> _Problem details_: Your task is to transcribe all of the records exactly and leave out the pictures.

==== Source records ====

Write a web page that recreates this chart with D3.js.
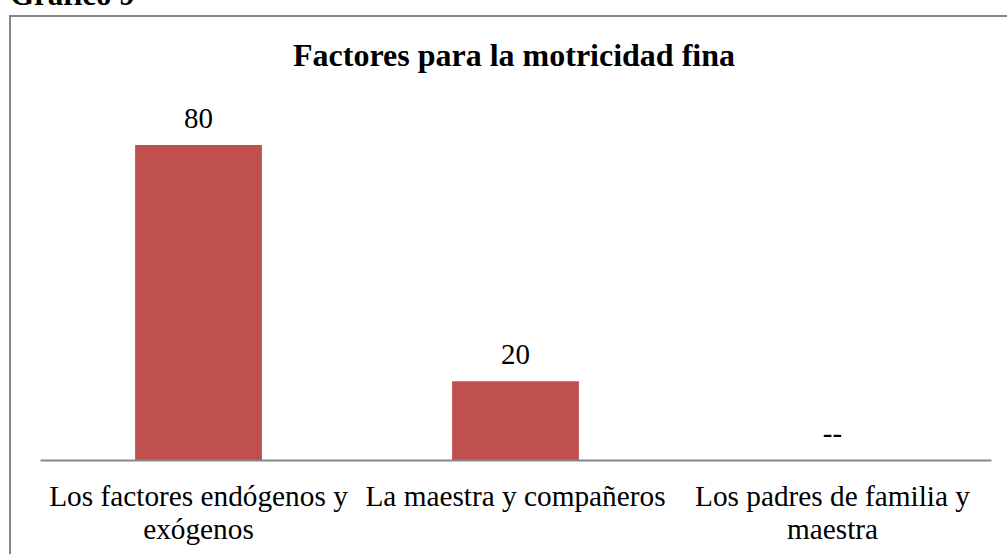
<!DOCTYPE html>
<html><head><meta charset="utf-8">
<script src="https://cdn.jsdelivr.net/npm/d3@7"></script>
<style>
html,body{margin:0;padding:0;background:#fff;overflow:hidden}
text{font-family:"Liberation Serif","Times New Roman",serif;fill:#000}
</style></head>
<body>
<svg id="c" width="1007" height="554"></svg>
<script>
const categories = [["Los factores endógenos y","exógenos"],["La maestra y compañeros"],["Los padres de familia y","maestra"]];
const values = [80, 20, null];
const valueLabels = ["80","20","--"];
const title = "Factores para la motricidad fina";
const heading = "Gráfico 9";

const svg = d3.select("#c");
svg.append("text").attr("x",10).attr("y",5).attr("font-weight","bold").attr("font-size",31).text(heading);
svg.append("rect").attr("x",10).attr("y",16).attr("width",1010).attr("height",560)
  .attr("fill","none").attr("stroke","#868686").attr("stroke-width",2);

const x = d3.scaleBand().domain(d3.range(categories.length)).range([40,991]).paddingInner(0.6).paddingOuter(0.3);
const y = d3.scaleLinear().domain([0,80]).range([460,145]);

svg.append("text").attr("x",514).attr("y",66).attr("text-anchor","middle")
  .attr("font-weight","bold").attr("font-size",32).text(title);

svg.selectAll("rect.bar").data(values).enter().append("rect").attr("class","bar")
  .attr("x",(d,i)=>x(i)).attr("width",x.bandwidth())
  .attr("y",d=>y(d||0)).attr("height",d=>y(0)-y(d||0)).attr("fill","#C0504D");

svg.selectAll("text.val").data(values).enter().append("text").attr("class","val")
  .attr("x",(d,i)=>x(i)+x.bandwidth()/2).attr("y",d=>y(d||0)-17)
  .attr("text-anchor","middle").attr("font-size",29).text((d,i)=>valueLabels[i]);

const axis = d3.axisBottom(x).tickSize(0).tickFormat("");
const g = svg.append("g").attr("transform","translate(0,460)").call(axis);
g.select(".domain").attr("stroke","#868686").attr("stroke-width",2);

categories.forEach((lines,i)=>{
  const t = svg.append("text").attr("text-anchor","middle").attr("font-size",29.3);
  lines.forEach((l,j)=>t.append("tspan").attr("x",x(i)+x.bandwidth()/2).attr("y",506+j*33).text(l));
});
</script>
</body></html>
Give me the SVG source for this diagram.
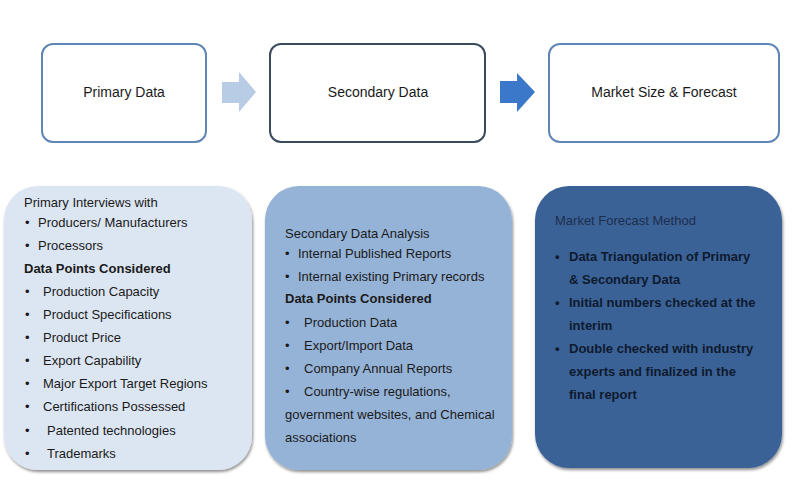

====

> _Answer to the problem_:
Write a web page that recreates this chart with D3.js.
<!DOCTYPE html>
<html><head><meta charset="utf-8">
<script src="https://cdn.jsdelivr.net/npm/d3@7"></script>
<style>
html,body{margin:0;padding:0;background:#fff;overflow:hidden}
text{font-family:"Liberation Serif","Times New Roman",serif;fill:#000}
</style></head>
<body>
<svg id="c" width="1007" height="554"></svg>
<script>
const categories = [["Los factores endógenos y","exógenos"],["La maestra y compañeros"],["Los padres de familia y","maestra"]];
const values = [80, 20, null];
const valueLabels = ["80","20","--"];
const title = "Factores para la motricidad fina";
const heading = "Gráfico 9";

const svg = d3.select("#c");
svg.append("text").attr("x",10).attr("y",5).attr("font-weight","bold").attr("font-size",31).text(heading);
svg.append("rect").attr("x",10).attr("y",16).attr("width",1010).attr("height",560)
  .attr("fill","none").attr("stroke","#868686").attr("stroke-width",2);

const x = d3.scaleBand().domain(d3.range(categories.length)).range([40,991]).paddingInner(0.6).paddingOuter(0.3);
const y = d3.scaleLinear().domain([0,80]).range([460,145]);

svg.append("text").attr("x",514).attr("y",66).attr("text-anchor","middle")
  .attr("font-weight","bold").attr("font-size",32).text(title);

svg.selectAll("rect.bar").data(values).enter().append("rect").attr("class","bar")
  .attr("x",(d,i)=>x(i)).attr("width",x.bandwidth())
  .attr("y",d=>y(d||0)).attr("height",d=>y(0)-y(d||0)).attr("fill","#C0504D");

svg.selectAll("text.val").data(values).enter().append("text").attr("class","val")
  .attr("x",(d,i)=>x(i)+x.bandwidth()/2).attr("y",d=>y(d||0)-17)
  .attr("text-anchor","middle").attr("font-size",29).text((d,i)=>valueLabels[i]);

const axis = d3.axisBottom(x).tickSize(0).tickFormat("");
const g = svg.append("g").attr("transform","translate(0,460)").call(axis);
g.select(".domain").attr("stroke","#868686").attr("stroke-width",2);

categories.forEach((lines,i)=>{
  const t = svg.append("text").attr("text-anchor","middle").attr("font-size",29.3);
  lines.forEach((l,j)=>t.append("tspan").attr("x",x(i)+x.bandwidth()/2).attr("y",506+j*33).text(l));
});
</script>
</body></html>
Give me the SVG source for this diagram.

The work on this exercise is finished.